And John Addington Symonds has been quite as emphatic:

“To describe him as the Genius of Evil, whose sensualities, as unrestrained as Nero’s, were relieved against the background of flames and smoke which Christianity had raised for fleshly sins, is justifiable. An epigram gained currency: ‘Alexander sells the keys, the altars, Christ. Well, he bought them; so he has a right to sell them.’ Having sold the scarlet to the highest bidder, he used to feed his prelate with rich benefices. When he had fattened him sufficiently, he poisoned him, laid hands upon his hoards, and recommenced the game. His traffic in church dignities was carried on upon a grand scale, twelve cardinals’ hats, for example, were put to auction in a single day. This was when he wished to pack the conclave with votes in favour of the cession of Romagna to Cesare Borgia. Carnal sensuality was the besetting vice of this pope throughout his life. His relations to Vanozza Catanei and to Giulia Farnese were open and acknowledged.
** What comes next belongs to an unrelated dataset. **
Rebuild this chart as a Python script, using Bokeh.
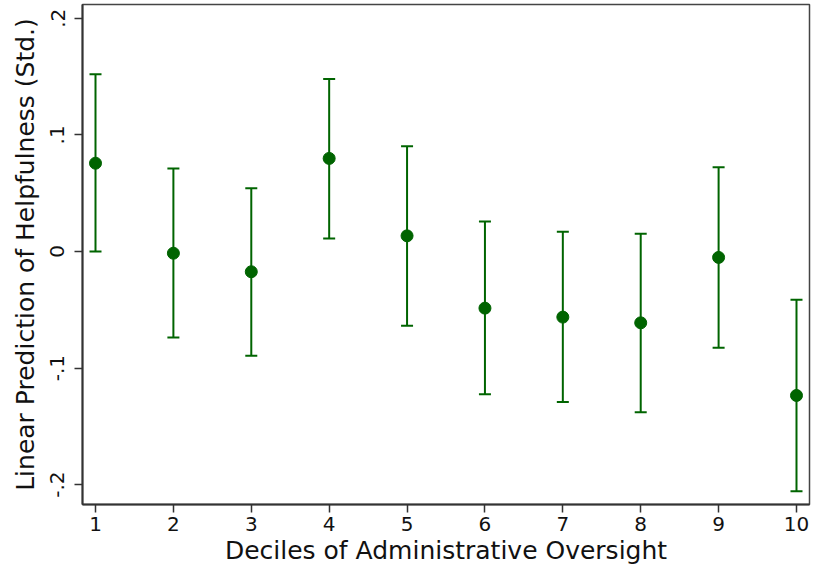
from bokeh.plotting import figure
from bokeh.models import FixedTicker, Whisker, ColumnDataSource, TeeHead, Range1d
from bokeh.embed import file_html
from bokeh.resources import INLINE

deciles = [1, 2, 3, 4, 5, 6, 7, 8, 9, 10]
prediction = [0.0757, -0.0015, -0.0174, 0.0798, 0.0134, -0.0486, -0.0563, -0.0612, -0.0051, -0.1235]
upper_ci = [0.152, 0.0712, 0.0543, 0.148, 0.0903, 0.0257, 0.0169, 0.0151, 0.0723, -0.0414]
lower_ci = [0.0000, -0.0738, -0.0895, 0.0111, -0.0637, -0.1224, -0.1292, -0.1378, -0.0826, -0.2056]
y_ticks = [-0.2, -0.1, 0.0, 0.1, 0.2]
y_tick_labels = ["-.2", "-.1", "0", ".1", ".2"]

FONT = "DejaVu Sans"
GREEN = "#006400"

src = ColumnDataSource(dict(x=deciles, y=prediction, up=upper_ci, lo=lower_ci))

p = figure(width=818, height=569, output_backend="svg", toolbar_location=None,
           x_range=Range1d(0.833, 10.167), y_range=Range1d(-0.217, 0.2118),
           min_border_left=82, min_border_right=9, min_border_top=4, min_border_bottom=65)
p.background_fill_color = "white"
p.border_fill_color = "white"
p.outline_line_color = "#444444"
p.outline_line_width = 1.5
p.xgrid.visible = False
p.ygrid.visible = False

w = Whisker(source=src, base="x", upper="up", lower="lo",
            line_color=GREEN, line_width=2,
            upper_head=TeeHead(size=12, line_color=GREEN, line_width=2),
            lower_head=TeeHead(size=12, line_color=GREEN, line_width=2))
p.add_layout(w)
p.scatter("x", "y", source=src, size=12, color=GREEN)

p.xaxis.ticker = FixedTicker(ticks=deciles)
p.yaxis.ticker = FixedTicker(ticks=y_ticks)
p.yaxis.major_label_overrides = {t: l for t, l in zip(y_ticks, y_tick_labels)}
p.yaxis.major_label_orientation = "vertical"

for ax in (p.xaxis[0], p.yaxis[0]):
    ax.axis_line_color = "#333333"
    ax.axis_line_width = 2
    ax.major_tick_line_color = "#333333"
    ax.major_tick_line_width = 1.5
    ax.major_tick_out = 8
    ax.major_tick_in = 0
    ax.minor_tick_out = 0
    ax.minor_tick_in = 0
    ax.major_label_text_font = FONT
    ax.major_label_text_font_size = "20px"
    ax.major_label_text_color = "#111111"
    ax.axis_label_text_font = FONT
    ax.axis_label_text_font_size = "25px"
    ax.axis_label_text_font_style = "normal"
    ax.axis_label_text_color = "#111111"

p.xaxis.axis_label = "Deciles of Administrative Oversight"
p.yaxis.axis_label = "Linear Prediction of Helpfulness (Std.)"
p.xaxis.major_label_standoff = 4
p.yaxis.major_label_standoff = 10
p.xaxis.axis_label_standoff = 2
p.yaxis.axis_label_standoff = 8

open("out.html", "w").write(file_html(p, INLINE))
These two sultanas ruled him during the greater portion of his career, conniving meanwhile at the harem, which, after true oriental fashion, he maintained in the Vatican.”[l]

JULIUS II

[1503-1513 A.D.]

A pope followed who made it his object to assume a position in direct contrast with that of the Borgias; but who pursued the same end, though he took different, and from that very circumstance successful, means for his purpose. Julius II (1503-1513 A.D.) enjoyed the incalculable advantage of finding opportunity for promoting the interests of his family by peaceable means; he obtained for his kindred the inheritance of Urbino. This done, he could devote himself, undisturbed by the importunities of his kindred, to the gratification of that innate love for war and conquest which was indeed the ruling passion of his life. To this he was invited by the circumstances of the times, and the consciousness of his eminent position; but his efforts were all for the church—for the benefit of the papal see. Other popes had laboured to procure principalities for their sons or their nephews; it was the ambition of Julius to extend the dominions of the church. He must, therefore, be regarded as the founder of the papal states.

A Friar of the Sixteenth Century

He found the whole territory in extreme confusion; all who had escaped by flight from the hand of Cæsar had returned—the Orsini, the Colonna, the Vitelli and Baglioni, Varani, Malatesta, and Montefeltri—everywhere throughout the whole land were the different parties in movement; murderous contests took place in the very Borgo of Rome. Pope Julius has been compared with the Neptune of Virgil, when rising from the waves, with peace-inspiring countenance he hushes their storms to repose. By prudence and good management he disembarrassed himself even of Cæsar Borgia, whose castles he seized and of whose dukedom he also gained possession. The lesser barons he kept in order with the more facility from the measures to this effect that had been taken by Cæsar, but he was careful not to give them such cardinals for leaders as might awaken the ancient spirit of insubordination by ambitious enterprise. The more powerful nobles, who refused him obedience, he attacked without further ceremony. His accession to the papal throne sufficed to reduce Baglioni (who had again made himself master of Perugia) within the limits of due subordination. Nor could Bentivoglio offer effectual resistance when required to resign that sumptuous palace which he had erected in Bologna, and whereon he had too hastily inscribed the well-known eulogy of his own good fortune; of this he saw himself deprived in his old age. The two powerful cities of Perugia and Bologna were thus subjected to the immediate authority of the pontifical throne.

But with all this, Julius was yet far from having accomplished the end he had proposed to himself. The coasts of the papal states were in great part occupied by the Venetians; they were by no means disposed to yield possession of them freely, and the pope was greatly their inferior in military power. He could not conceal from himself that his attacking them would be the signal for a commotion throughout Europe. Should he venture to risk this?

Old as Julius now was, worn by the many vicissitudes of good and evil fortune experienced through a long life; by the fatigues of war and exile, and most of all by the consequences of intemperance and licentious excess, he yet knew not what fear or irresolution meant; in the extremity of age, he still retained that grand characteristic of manhood, an indomitable spirit. He felt little respect for the princes of his time, and believed himself capable of mastering them all. He took the field in person, and having stormed Mirandola, he pressed into the city across the frozen ditches and through the breach; the most disastrous reverses could not shake his purpose, but rather seemed to waken new resources within him. He was accordingly successful; not only were his own baronies rescued from the Venetians, but in the fierce contest that ensued, he at length made himself master of Parma, Piacenza, and even Reggio, thus laying the foundation of a power such as no pope had ever possessed before him. From Piacenza to Terracina the whole fair region admitted his authority.